3 stars 1 forks source link

Using 8-bit optims #1

Open alceballosa opened 5 months ago

alceballosa commented 5 months ago

Hi!

Thanks for making this happen, it's a super useful resource!

I was wondering whether there is any reason to use bnb's 8-bit optimizers when doing Q-Lora optimization.

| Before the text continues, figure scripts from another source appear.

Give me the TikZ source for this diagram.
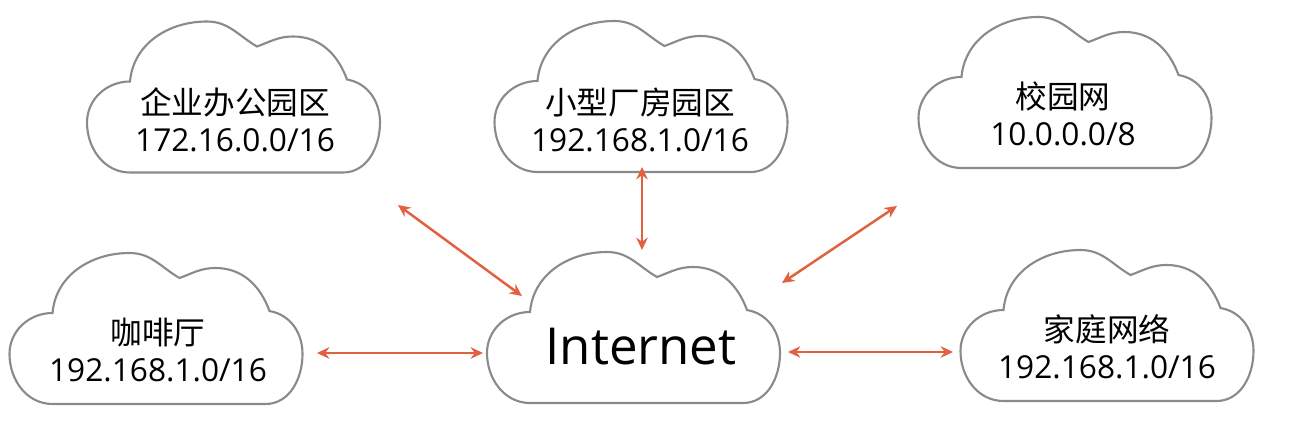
\documentclass[tikz,border=0pt]{standalone}
\usepackage{fontspec}
\setmainfont{Open Sans}
\newfontfamily\cjk{Noto Sans CJK SC}
\usetikzlibrary{arrows.meta}
\definecolor{linkred}{HTML}{E2603F}
\definecolor{cloudgray}{HTML}{8A8A8A}
\tikzset{
  netcloud/.pic = {
    \draw[draw=cloudgray, line width=1.2pt, fill=white]
      (-2.07,-1.50) -- (2.19,-1.50)
      to[out=0,in=-90] (2.93,-0.50)
      to[out=90,in=-10] (2.27,0.36)
      to[out=110,in=0] (1.19,1.22)
      to[out=180,in=20] (0.47,1.02)
      to[out=150,in=0] (-0.53,1.52)
      to[out=180,in=85] (-2.07,0.32)
      to[out=180,in=90] (-2.93,-0.50)
      to[out=-90,in=180] cycle;
  },
  netlabel/.style = {align=center, inner sep=0pt, font=\fontsize{18}{21}\selectfont},
  link/.style = {draw=linkred, line width=1.4pt, {Stealth[length=7pt,width=6.5pt]}-{Stealth[length=7pt,width=6.5pt]}}
}
\begin{document}
\begin{tikzpicture}
\useasboundingbox (0,0) rectangle (25.8,8.54);
% clouds
\pic at (4.67,6.59) {netcloud};
\pic at (12.82,6.60) {netcloud};
\pic at (21.30,6.68) {netcloud};
\pic at (3.12,1.96) {netcloud};
\pic at (12.67,1.98) {netcloud};
\pic at (22.14,2.02) {netcloud};
\begin{scope}[every node/.style = {netlabel}]
\node (office) at (4.70,6.15) {{\cjk 企业办公园区}\\172.16.0.0/16};
\node (factory) at (12.80,6.14) {{\cjk 小型厂房园区}\\192.168.1.0/16};
\node (campus) at (21.26,6.27) {{\cjk 校园网}\\10.0.0.0/8};
\node (cafe) at (3.16,1.54) {{\cjk 咖啡厅}\\192.168.1.0/16};
\node (home) at (22.14,1.61) {{\cjk 家庭网络}\\192.168.1.0/16};
\node[font=\fontsize{29}{34}\selectfont] (internet) at (12.82,1.60) {Internet};
\end{scope}
% link ends
\coordinate (office-l) at (7.96,4.44);
\coordinate (office-r) at (10.44,2.62);
\coordinate (factory-l) at (12.84,5.20);
\coordinate (factory-r) at (12.84,3.54);
\coordinate (campus-l) at (17.94,4.42);
\coordinate (campus-r) at (15.64,2.88);
\coordinate (cafe-l) at (6.34,1.48);
\coordinate (cafe-r) at (9.66,1.48);
\coordinate (home-l) at (15.76,1.50);
\coordinate (home-r) at (19.06,1.50);
\begin{scope}[every path/.style = {link}]
\path (office-l) -- (office-r);
\path (factory-l) -- (factory-r);
\path (campus-l) -- (campus-r);
\path (cafe-l) -- (cafe-r);
\path (home-l) -- (home-r);
\end{scope}
\end{tikzpicture}
\end{document}
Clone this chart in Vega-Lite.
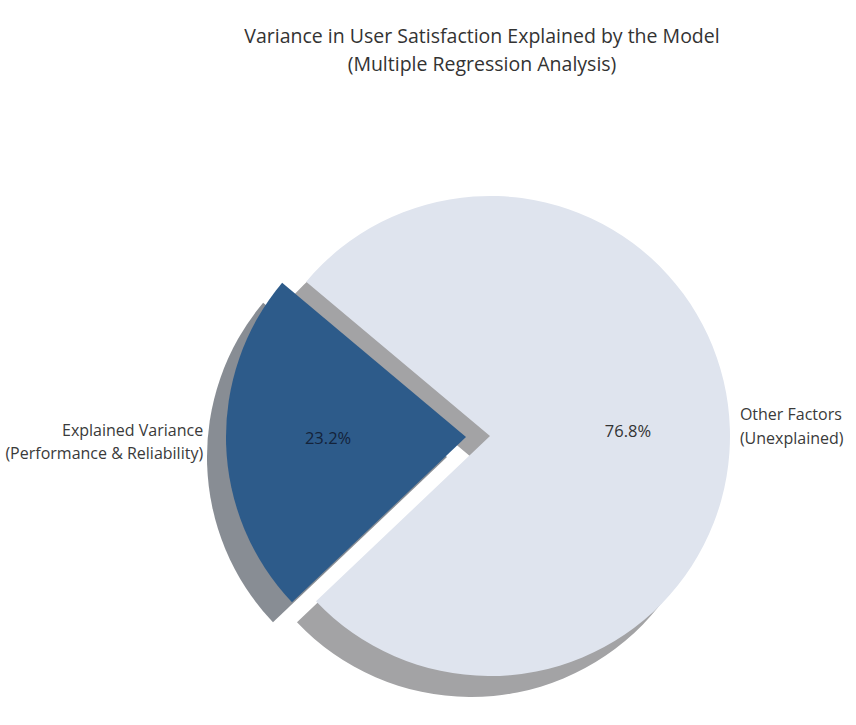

Is it better to just use vanilla optims from PyTorch?

Best,

Alberto

michaelnny commented 5 months ago

Hi Alberto,

There's no specify reason to use the 8-bit optimizer from bnb, we didn't run tests to compare it with the vanilla optimizer from PyTorch.

My guess is when run fine-tuning over very larger models like 70B or bigger ones, the 8-bit optimizer could potentially save more GPU RAM, but I'm not sure since I haven't done it due to limited GPU resources.

alceballosa commented 5 months ago

Hi Michael!

Thanks for the reply. In the end I just used normal AdamW, didn't see much difference at the scale I'm training at.

Best,

Alberto